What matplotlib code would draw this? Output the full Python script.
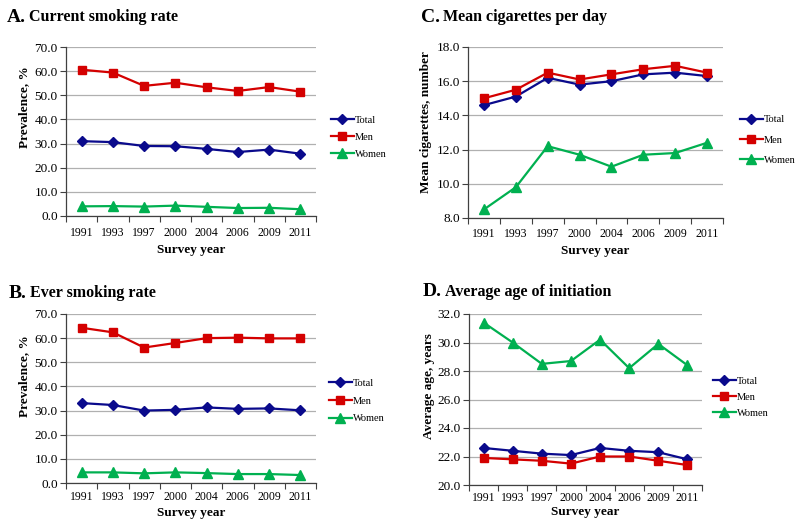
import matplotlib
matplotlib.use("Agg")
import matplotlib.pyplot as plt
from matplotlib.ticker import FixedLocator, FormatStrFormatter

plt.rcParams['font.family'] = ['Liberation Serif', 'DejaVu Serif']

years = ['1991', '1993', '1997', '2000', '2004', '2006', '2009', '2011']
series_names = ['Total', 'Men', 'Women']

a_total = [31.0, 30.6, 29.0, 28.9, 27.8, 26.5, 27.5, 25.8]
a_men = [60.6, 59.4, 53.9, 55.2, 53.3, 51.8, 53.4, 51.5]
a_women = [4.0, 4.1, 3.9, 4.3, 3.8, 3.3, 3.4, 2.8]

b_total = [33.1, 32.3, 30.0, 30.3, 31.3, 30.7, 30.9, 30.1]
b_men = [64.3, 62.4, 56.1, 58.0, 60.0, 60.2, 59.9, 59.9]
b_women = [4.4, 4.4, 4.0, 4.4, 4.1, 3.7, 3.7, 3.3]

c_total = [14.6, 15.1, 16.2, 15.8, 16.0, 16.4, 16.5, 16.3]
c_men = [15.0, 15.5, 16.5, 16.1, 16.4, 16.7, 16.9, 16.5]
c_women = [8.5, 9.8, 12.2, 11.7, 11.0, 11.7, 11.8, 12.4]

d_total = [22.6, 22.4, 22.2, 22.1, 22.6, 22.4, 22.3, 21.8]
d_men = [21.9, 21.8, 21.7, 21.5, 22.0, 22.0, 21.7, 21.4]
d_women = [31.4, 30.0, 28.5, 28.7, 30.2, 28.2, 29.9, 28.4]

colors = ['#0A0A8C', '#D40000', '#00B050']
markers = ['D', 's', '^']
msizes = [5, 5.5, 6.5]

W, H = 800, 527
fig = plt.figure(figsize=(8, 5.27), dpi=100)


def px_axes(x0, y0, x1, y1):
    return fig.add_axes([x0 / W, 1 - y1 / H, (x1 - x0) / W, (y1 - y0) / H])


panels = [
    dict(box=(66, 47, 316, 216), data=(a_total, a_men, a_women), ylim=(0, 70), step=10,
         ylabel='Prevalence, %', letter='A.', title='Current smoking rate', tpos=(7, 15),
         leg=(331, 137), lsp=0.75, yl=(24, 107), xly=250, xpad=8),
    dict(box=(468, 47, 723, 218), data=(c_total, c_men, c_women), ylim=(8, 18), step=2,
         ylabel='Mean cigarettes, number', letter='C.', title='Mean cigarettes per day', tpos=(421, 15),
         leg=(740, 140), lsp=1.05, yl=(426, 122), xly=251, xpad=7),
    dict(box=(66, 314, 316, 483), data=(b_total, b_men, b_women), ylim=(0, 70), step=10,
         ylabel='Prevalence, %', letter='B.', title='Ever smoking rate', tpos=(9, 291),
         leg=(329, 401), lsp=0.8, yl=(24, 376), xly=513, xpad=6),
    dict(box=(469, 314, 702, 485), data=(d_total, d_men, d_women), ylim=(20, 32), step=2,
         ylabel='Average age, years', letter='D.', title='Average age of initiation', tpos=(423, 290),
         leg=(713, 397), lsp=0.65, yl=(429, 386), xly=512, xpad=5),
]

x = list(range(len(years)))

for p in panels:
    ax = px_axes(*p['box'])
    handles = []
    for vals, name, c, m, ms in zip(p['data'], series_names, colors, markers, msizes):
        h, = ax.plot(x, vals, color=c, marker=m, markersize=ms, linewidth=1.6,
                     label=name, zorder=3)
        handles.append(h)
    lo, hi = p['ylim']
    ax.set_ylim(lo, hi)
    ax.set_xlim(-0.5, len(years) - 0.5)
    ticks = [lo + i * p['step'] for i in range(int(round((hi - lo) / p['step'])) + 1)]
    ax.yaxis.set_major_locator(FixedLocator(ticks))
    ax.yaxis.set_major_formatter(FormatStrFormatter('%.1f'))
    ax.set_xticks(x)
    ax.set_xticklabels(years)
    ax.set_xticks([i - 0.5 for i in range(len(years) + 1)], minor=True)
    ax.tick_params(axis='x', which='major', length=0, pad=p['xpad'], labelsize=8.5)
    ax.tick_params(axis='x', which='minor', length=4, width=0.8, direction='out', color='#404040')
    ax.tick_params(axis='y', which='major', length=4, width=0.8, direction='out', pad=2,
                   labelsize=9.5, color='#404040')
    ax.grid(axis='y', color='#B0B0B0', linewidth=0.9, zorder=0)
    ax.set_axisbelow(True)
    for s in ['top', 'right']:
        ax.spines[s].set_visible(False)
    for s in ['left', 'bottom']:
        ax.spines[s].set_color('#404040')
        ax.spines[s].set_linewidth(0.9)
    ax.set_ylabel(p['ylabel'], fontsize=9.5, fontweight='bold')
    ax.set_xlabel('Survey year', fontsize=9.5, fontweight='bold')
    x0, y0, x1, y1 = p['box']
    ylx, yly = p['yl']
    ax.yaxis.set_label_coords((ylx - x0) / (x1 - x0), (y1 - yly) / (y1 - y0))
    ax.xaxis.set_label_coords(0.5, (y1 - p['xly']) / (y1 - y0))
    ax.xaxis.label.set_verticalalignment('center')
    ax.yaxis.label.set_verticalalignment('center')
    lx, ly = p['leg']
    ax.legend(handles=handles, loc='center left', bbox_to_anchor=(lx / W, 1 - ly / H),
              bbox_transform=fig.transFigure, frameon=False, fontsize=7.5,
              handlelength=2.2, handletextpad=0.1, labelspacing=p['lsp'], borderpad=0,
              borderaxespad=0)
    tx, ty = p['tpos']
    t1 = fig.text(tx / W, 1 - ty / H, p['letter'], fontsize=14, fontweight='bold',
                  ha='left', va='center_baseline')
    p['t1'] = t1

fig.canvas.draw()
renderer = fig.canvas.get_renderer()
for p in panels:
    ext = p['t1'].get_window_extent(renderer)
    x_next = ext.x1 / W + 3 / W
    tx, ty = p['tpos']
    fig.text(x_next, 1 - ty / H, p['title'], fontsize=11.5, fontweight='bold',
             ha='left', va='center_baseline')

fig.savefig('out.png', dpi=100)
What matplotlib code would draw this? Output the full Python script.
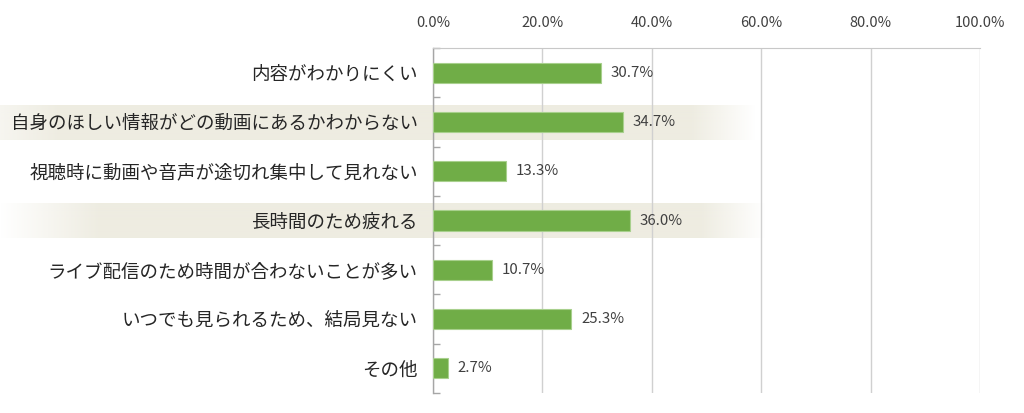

────────────────

**The task**
Leave the pictures out and reproduce exactly the lines from the top of the listing above through the line with "return fig.add_axes([x0 /".

**Answer to this task**
What matplotlib code would draw this? Output the full Python script.
import matplotlib
matplotlib.use("Agg")
import matplotlib.pyplot as plt
from matplotlib.ticker import FixedLocator, FormatStrFormatter

plt.rcParams['font.family'] = ['Liberation Serif', 'DejaVu Serif']

years = ['1991', '1993', '1997', '2000', '2004', '2006', '2009', '2011']
series_names = ['Total', 'Men', 'Women']

a_total = [31.0, 30.6, 29.0, 28.9, 27.8, 26.5, 27.5, 25.8]
a_men = [60.6, 59.4, 53.9, 55.2, 53.3, 51.8, 53.4, 51.5]
a_women = [4.0, 4.1, 3.9, 4.3, 3.8, 3.3, 3.4, 2.8]

b_total = [33.1, 32.3, 30.0, 30.3, 31.3, 30.7, 30.9, 30.1]
b_men = [64.3, 62.4, 56.1, 58.0, 60.0, 60.2, 59.9, 59.9]
b_women = [4.4, 4.4, 4.0, 4.4, 4.1, 3.7, 3.7, 3.3]

c_total = [14.6, 15.1, 16.2, 15.8, 16.0, 16.4, 16.5, 16.3]
c_men = [15.0, 15.5, 16.5, 16.1, 16.4, 16.7, 16.9, 16.5]
c_women = [8.5, 9.8, 12.2, 11.7, 11.0, 11.7, 11.8, 12.4]

d_total = [22.6, 22.4, 22.2, 22.1, 22.6, 22.4, 22.3, 21.8]
d_men = [21.9, 21.8, 21.7, 21.5, 22.0, 22.0, 21.7, 21.4]
d_women = [31.4, 30.0, 28.5, 28.7, 30.2, 28.2, 29.9, 28.4]

colors = ['#0A0A8C', '#D40000', '#00B050']
markers = ['D', 's', '^']
msizes = [5, 5.5, 6.5]

W, H = 800, 527
fig = plt.figure(figsize=(8, 5.27), dpi=100)


def px_axes(x0, y0, x1, y1):
    return fig.add_axes([x0 / W, 1 - y1 / H, (x1 - x0) / W, (y1 - y0) / H])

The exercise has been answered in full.